##### Listed entries
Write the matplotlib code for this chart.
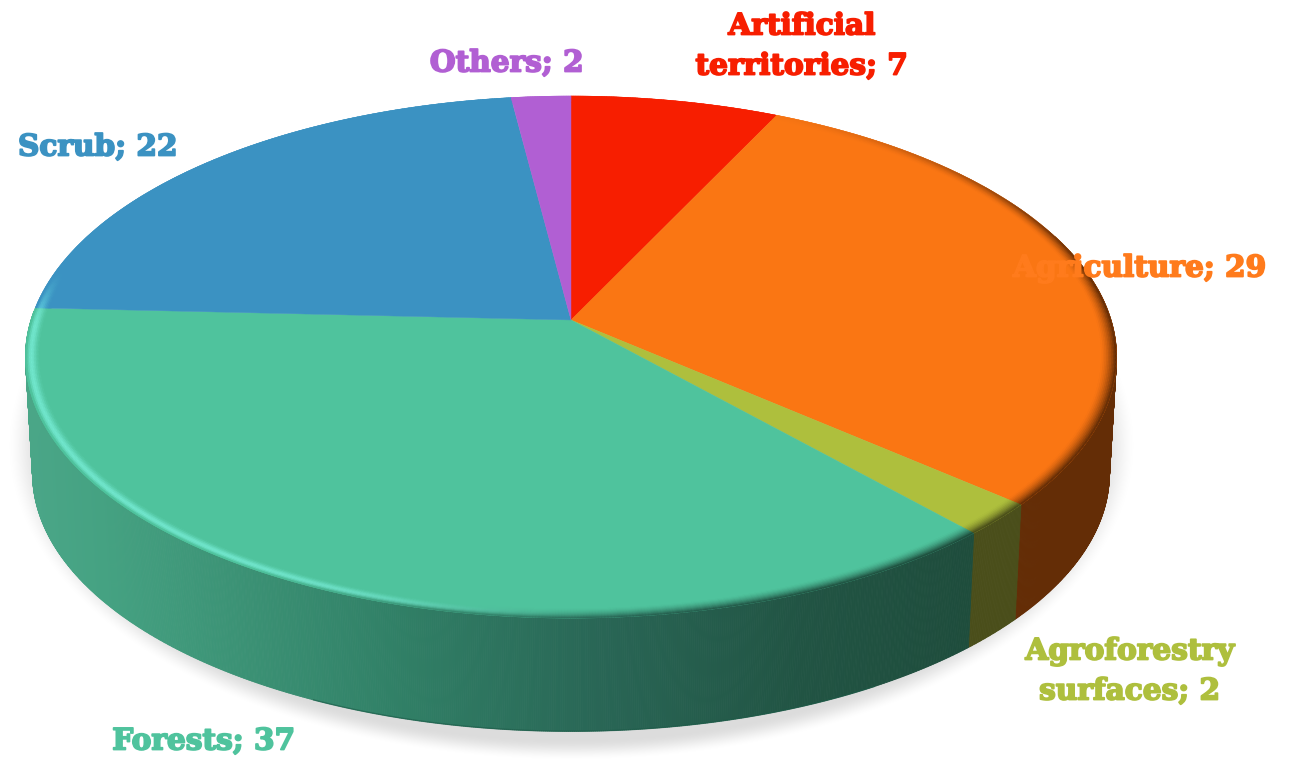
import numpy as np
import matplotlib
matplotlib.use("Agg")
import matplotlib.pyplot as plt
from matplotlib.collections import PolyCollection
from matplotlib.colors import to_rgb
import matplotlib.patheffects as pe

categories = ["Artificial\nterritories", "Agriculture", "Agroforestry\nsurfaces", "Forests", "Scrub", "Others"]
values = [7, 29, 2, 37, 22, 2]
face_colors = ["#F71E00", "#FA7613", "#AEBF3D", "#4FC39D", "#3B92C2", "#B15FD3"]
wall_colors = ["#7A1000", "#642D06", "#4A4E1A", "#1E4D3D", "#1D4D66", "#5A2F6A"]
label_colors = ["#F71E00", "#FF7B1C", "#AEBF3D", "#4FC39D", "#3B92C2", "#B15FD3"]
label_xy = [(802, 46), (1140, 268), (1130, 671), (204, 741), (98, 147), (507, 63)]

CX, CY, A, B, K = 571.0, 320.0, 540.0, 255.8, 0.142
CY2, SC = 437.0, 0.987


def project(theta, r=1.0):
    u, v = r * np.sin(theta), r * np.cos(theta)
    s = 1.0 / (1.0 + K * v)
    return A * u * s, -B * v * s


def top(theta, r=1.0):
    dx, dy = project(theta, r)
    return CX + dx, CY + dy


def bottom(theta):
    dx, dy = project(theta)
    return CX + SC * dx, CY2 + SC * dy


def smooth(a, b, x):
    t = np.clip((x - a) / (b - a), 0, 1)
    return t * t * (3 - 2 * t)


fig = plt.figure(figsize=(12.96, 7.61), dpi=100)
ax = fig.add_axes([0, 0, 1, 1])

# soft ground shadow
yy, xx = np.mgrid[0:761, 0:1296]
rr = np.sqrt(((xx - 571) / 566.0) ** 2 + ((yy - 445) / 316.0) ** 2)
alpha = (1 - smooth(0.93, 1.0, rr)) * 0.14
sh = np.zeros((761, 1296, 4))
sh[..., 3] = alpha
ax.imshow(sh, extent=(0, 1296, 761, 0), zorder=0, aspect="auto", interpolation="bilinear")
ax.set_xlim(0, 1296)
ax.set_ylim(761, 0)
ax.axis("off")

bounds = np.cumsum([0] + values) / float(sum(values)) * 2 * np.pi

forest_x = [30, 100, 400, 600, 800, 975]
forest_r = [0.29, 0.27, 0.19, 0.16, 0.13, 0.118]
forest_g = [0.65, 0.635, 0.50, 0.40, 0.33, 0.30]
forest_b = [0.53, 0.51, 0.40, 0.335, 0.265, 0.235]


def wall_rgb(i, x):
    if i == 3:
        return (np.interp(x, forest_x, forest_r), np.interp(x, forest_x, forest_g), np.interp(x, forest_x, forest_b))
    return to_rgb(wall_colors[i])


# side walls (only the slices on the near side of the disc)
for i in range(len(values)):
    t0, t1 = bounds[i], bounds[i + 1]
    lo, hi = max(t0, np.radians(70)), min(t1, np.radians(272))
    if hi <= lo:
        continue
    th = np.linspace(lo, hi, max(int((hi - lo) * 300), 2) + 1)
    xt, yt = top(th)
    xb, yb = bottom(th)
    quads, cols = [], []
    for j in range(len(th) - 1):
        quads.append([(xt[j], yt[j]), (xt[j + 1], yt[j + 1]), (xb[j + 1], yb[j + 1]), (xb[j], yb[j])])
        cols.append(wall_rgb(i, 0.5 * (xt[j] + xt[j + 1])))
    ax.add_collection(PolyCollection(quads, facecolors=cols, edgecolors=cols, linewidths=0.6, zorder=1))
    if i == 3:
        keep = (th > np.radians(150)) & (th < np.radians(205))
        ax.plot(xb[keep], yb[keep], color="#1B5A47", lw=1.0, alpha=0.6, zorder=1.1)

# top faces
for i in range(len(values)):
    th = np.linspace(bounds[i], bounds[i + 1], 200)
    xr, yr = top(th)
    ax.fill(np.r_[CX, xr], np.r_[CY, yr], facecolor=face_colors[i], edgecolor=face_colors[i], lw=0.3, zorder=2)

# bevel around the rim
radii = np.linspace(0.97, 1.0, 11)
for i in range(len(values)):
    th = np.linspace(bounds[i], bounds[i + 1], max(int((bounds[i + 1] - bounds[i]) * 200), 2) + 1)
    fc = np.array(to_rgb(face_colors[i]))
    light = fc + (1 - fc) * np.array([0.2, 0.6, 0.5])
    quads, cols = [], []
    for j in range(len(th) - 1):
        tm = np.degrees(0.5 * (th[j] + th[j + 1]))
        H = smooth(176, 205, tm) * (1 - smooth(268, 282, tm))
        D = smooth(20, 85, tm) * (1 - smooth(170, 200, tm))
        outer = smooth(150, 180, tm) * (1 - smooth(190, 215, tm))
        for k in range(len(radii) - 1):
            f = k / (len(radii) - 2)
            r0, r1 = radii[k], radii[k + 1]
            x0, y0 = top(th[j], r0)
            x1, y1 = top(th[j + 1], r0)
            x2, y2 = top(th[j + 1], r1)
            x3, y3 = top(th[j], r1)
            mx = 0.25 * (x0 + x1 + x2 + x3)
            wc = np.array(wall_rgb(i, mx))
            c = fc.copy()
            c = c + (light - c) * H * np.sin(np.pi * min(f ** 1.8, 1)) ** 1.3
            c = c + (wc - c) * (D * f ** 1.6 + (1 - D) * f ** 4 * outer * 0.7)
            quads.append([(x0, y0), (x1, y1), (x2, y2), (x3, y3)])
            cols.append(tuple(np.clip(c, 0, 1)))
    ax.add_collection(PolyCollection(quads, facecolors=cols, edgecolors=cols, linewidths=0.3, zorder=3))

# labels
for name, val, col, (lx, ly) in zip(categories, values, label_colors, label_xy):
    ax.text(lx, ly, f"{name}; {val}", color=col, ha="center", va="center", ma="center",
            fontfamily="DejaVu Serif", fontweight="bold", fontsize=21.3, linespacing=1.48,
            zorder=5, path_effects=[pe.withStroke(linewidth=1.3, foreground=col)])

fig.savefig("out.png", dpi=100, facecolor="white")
##########
##### Listed entries
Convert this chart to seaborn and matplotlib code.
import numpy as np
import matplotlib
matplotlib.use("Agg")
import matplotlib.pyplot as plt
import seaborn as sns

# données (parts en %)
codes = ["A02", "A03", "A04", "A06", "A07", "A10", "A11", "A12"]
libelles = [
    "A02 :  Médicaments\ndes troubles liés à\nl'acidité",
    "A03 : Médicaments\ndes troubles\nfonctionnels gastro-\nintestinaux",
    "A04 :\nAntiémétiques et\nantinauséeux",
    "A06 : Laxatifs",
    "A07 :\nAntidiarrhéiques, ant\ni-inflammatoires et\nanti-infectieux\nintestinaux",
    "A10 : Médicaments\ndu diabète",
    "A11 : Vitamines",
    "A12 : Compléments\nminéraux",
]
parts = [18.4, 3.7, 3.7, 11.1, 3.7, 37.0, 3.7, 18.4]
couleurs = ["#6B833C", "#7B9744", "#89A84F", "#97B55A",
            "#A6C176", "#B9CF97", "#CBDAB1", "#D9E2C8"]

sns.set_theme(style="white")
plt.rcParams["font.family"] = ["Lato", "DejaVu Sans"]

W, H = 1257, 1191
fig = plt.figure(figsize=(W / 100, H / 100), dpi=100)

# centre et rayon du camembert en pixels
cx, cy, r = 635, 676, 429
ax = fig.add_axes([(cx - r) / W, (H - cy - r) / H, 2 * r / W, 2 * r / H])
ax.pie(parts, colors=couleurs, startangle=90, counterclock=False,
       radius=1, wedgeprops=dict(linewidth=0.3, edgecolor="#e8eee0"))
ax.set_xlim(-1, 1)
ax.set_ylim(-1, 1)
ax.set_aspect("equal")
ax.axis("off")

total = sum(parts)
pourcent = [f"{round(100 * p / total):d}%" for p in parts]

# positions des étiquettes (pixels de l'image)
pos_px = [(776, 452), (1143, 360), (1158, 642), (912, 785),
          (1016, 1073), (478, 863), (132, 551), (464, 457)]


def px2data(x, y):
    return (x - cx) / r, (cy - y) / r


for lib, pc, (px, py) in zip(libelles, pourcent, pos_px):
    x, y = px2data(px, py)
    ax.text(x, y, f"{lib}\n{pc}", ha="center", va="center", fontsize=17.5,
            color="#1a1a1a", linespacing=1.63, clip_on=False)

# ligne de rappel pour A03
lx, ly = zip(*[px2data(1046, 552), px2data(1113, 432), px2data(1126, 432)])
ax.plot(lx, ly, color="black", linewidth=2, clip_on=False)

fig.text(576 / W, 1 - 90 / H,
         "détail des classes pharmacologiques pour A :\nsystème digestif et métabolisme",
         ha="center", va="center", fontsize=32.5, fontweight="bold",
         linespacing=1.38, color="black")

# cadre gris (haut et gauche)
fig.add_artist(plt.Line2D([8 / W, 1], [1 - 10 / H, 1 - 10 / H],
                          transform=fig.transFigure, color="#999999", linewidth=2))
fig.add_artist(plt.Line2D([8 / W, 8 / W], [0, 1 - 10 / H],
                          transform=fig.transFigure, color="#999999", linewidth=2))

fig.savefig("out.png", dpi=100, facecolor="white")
##########
■ **What you have to do**: Go back to the lines above and output, exactly as they stand, the ones from the line containing "Write the matplotlib code for this chart." to the line containing "return A * u * s, -B * v * s". Leave all pictures behind.

■ **Output of the task**:
Write the matplotlib code for this chart.
import numpy as np
import matplotlib
matplotlib.use("Agg")
import matplotlib.pyplot as plt
from matplotlib.collections import PolyCollection
from matplotlib.colors import to_rgb
import matplotlib.patheffects as pe

categories = ["Artificial\nterritories", "Agriculture", "Agroforestry\nsurfaces", "Forests", "Scrub", "Others"]
values = [7, 29, 2, 37, 22, 2]
face_colors = ["#F71E00", "#FA7613", "#AEBF3D", "#4FC39D", "#3B92C2", "#B15FD3"]
wall_colors = ["#7A1000", "#642D06", "#4A4E1A", "#1E4D3D", "#1D4D66", "#5A2F6A"]
label_colors = ["#F71E00", "#FF7B1C", "#AEBF3D", "#4FC39D", "#3B92C2", "#B15FD3"]
label_xy = [(802, 46), (1140, 268), (1130, 671), (204, 741), (98, 147), (507, 63)]

CX, CY, A, B, K = 571.0, 320.0, 540.0, 255.8, 0.142
CY2, SC = 437.0, 0.987


def project(theta, r=1.0):
    u, v = r * np.sin(theta), r * np.cos(theta)
    s = 1.0 / (1.0 + K * v)
    return A * u * s, -B * v * s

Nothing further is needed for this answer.